= Materials provided =
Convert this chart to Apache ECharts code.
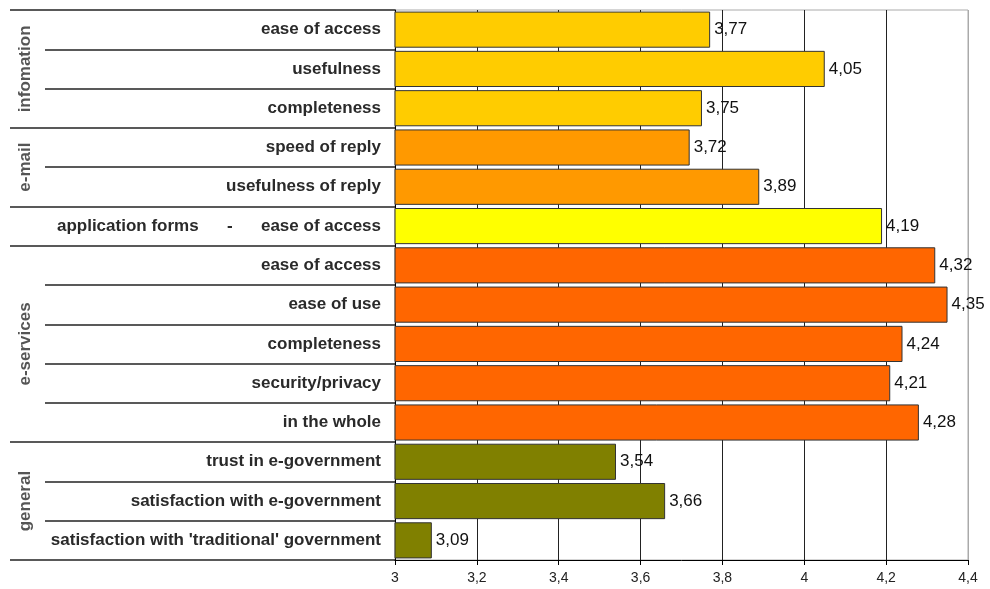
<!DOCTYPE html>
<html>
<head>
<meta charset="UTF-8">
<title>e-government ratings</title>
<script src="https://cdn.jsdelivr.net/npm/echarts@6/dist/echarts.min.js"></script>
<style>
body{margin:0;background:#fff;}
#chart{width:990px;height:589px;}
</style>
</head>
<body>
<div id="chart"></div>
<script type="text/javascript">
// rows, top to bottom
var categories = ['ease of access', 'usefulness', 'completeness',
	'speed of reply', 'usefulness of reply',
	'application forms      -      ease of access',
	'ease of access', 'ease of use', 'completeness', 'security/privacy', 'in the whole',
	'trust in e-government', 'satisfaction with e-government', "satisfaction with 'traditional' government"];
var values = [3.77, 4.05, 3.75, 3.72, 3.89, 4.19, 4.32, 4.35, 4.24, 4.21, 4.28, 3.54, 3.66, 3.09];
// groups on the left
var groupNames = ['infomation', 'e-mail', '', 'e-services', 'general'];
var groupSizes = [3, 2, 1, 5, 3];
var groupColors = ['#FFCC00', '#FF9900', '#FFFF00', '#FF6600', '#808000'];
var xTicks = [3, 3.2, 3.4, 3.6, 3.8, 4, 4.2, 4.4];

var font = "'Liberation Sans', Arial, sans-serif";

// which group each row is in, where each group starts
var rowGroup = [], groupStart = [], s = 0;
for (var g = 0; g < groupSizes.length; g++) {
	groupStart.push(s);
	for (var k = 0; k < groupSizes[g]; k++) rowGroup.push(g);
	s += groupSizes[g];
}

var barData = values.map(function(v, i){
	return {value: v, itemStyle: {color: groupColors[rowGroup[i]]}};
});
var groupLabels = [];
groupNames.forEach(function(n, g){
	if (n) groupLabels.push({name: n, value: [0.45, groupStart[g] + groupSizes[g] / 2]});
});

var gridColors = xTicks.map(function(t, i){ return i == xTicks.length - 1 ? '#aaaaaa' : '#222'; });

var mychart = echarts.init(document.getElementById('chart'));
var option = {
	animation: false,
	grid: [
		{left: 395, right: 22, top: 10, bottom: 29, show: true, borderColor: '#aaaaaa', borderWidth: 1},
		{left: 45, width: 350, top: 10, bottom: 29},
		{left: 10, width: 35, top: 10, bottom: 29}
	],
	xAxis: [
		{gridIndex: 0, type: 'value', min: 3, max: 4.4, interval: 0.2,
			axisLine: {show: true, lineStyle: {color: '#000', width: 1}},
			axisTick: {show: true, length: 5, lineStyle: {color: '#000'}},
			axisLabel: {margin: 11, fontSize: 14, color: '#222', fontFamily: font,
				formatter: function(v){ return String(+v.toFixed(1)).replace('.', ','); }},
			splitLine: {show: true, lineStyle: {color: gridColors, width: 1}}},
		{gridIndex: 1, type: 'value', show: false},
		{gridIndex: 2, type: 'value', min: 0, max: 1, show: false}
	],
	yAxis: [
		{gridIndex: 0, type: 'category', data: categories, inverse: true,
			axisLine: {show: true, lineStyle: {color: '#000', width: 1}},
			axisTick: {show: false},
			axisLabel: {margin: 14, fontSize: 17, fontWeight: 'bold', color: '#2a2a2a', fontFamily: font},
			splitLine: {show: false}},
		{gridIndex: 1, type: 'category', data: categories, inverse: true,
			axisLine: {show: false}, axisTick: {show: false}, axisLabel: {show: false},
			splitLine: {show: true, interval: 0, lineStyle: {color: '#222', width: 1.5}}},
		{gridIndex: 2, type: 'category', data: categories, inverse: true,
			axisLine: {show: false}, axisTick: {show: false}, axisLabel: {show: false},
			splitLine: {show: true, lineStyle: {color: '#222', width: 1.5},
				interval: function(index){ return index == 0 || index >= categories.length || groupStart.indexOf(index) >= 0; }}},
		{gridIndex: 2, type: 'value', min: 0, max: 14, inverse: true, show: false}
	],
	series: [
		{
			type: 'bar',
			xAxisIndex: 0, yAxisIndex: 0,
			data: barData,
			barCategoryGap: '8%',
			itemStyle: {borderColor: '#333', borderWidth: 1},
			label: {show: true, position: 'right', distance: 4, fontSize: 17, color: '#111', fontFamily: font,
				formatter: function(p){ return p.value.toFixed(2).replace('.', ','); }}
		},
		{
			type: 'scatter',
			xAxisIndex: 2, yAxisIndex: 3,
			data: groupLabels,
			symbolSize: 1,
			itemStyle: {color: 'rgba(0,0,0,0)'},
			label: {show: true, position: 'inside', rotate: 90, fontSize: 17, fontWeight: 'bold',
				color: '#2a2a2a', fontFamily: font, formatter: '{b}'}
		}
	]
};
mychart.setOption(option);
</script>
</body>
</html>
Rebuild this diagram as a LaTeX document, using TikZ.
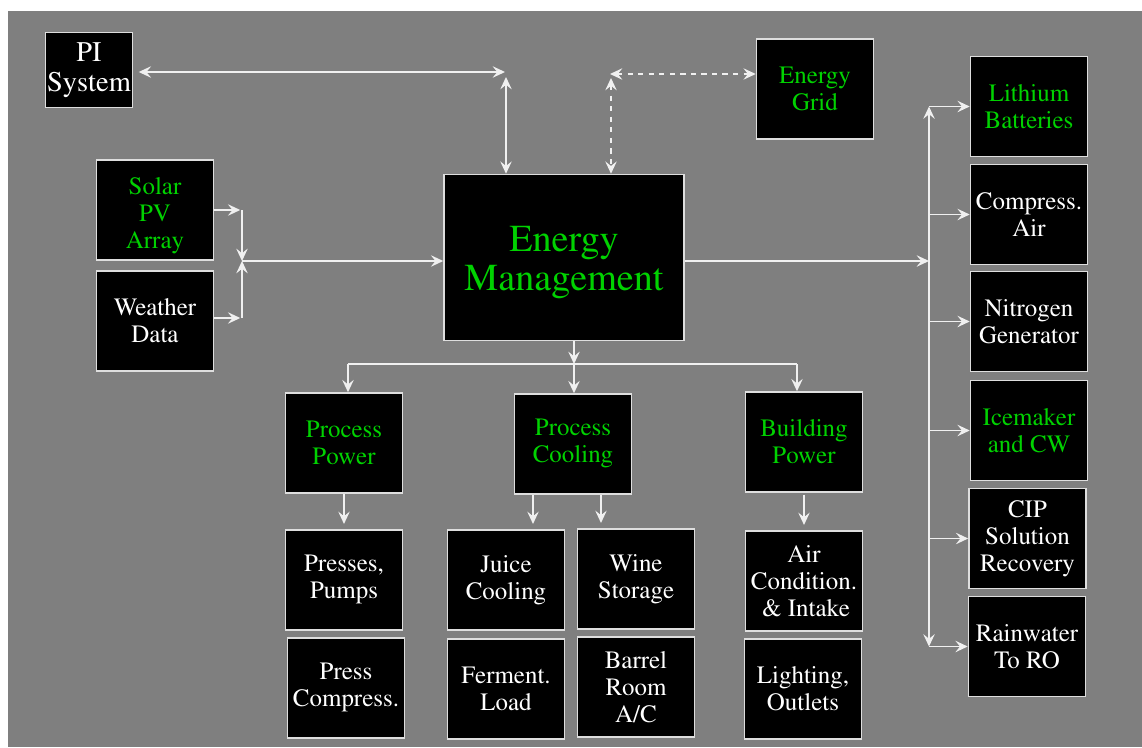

= Task goal =
Omit the pictures, then repeat exactly each line from the beginning of the listing through the line with "i == xTicks.length".

= Answer =
Convert this chart to Apache ECharts code.
<!DOCTYPE html>
<html>
<head>
<meta charset="UTF-8">
<title>e-government ratings</title>
<script src="https://cdn.jsdelivr.net/npm/echarts@6/dist/echarts.min.js"></script>
<style>
body{margin:0;background:#fff;}
#chart{width:990px;height:589px;}
</style>
</head>
<body>
<div id="chart"></div>
<script type="text/javascript">
// rows, top to bottom
var categories = ['ease of access', 'usefulness', 'completeness',
	'speed of reply', 'usefulness of reply',
	'application forms      -      ease of access',
	'ease of access', 'ease of use', 'completeness', 'security/privacy', 'in the whole',
	'trust in e-government', 'satisfaction with e-government', "satisfaction with 'traditional' government"];
var values = [3.77, 4.05, 3.75, 3.72, 3.89, 4.19, 4.32, 4.35, 4.24, 4.21, 4.28, 3.54, 3.66, 3.09];
// groups on the left
var groupNames = ['infomation', 'e-mail', '', 'e-services', 'general'];
var groupSizes = [3, 2, 1, 5, 3];
var groupColors = ['#FFCC00', '#FF9900', '#FFFF00', '#FF6600', '#808000'];
var xTicks = [3, 3.2, 3.4, 3.6, 3.8, 4, 4.2, 4.4];

var font = "'Liberation Sans', Arial, sans-serif";

// which group each row is in, where each group starts
var rowGroup = [], groupStart = [], s = 0;
for (var g = 0; g < groupSizes.length; g++) {
	groupStart.push(s);
	for (var k = 0; k < groupSizes[g]; k++) rowGroup.push(g);
	s += groupSizes[g];
}

var barData = values.map(function(v, i){
	return {value: v, itemStyle: {color: groupColors[rowGroup[i]]}};
});
var groupLabels = [];
groupNames.forEach(function(n, g){
	if (n) groupLabels.push({name: n, value: [0.45, groupStart[g] + groupSizes[g] / 2]});
});

var gridColors = xTicks.map(function(t, i){ return i == xTicks.length - 1 ? '#aaaaaa' : '#222'; });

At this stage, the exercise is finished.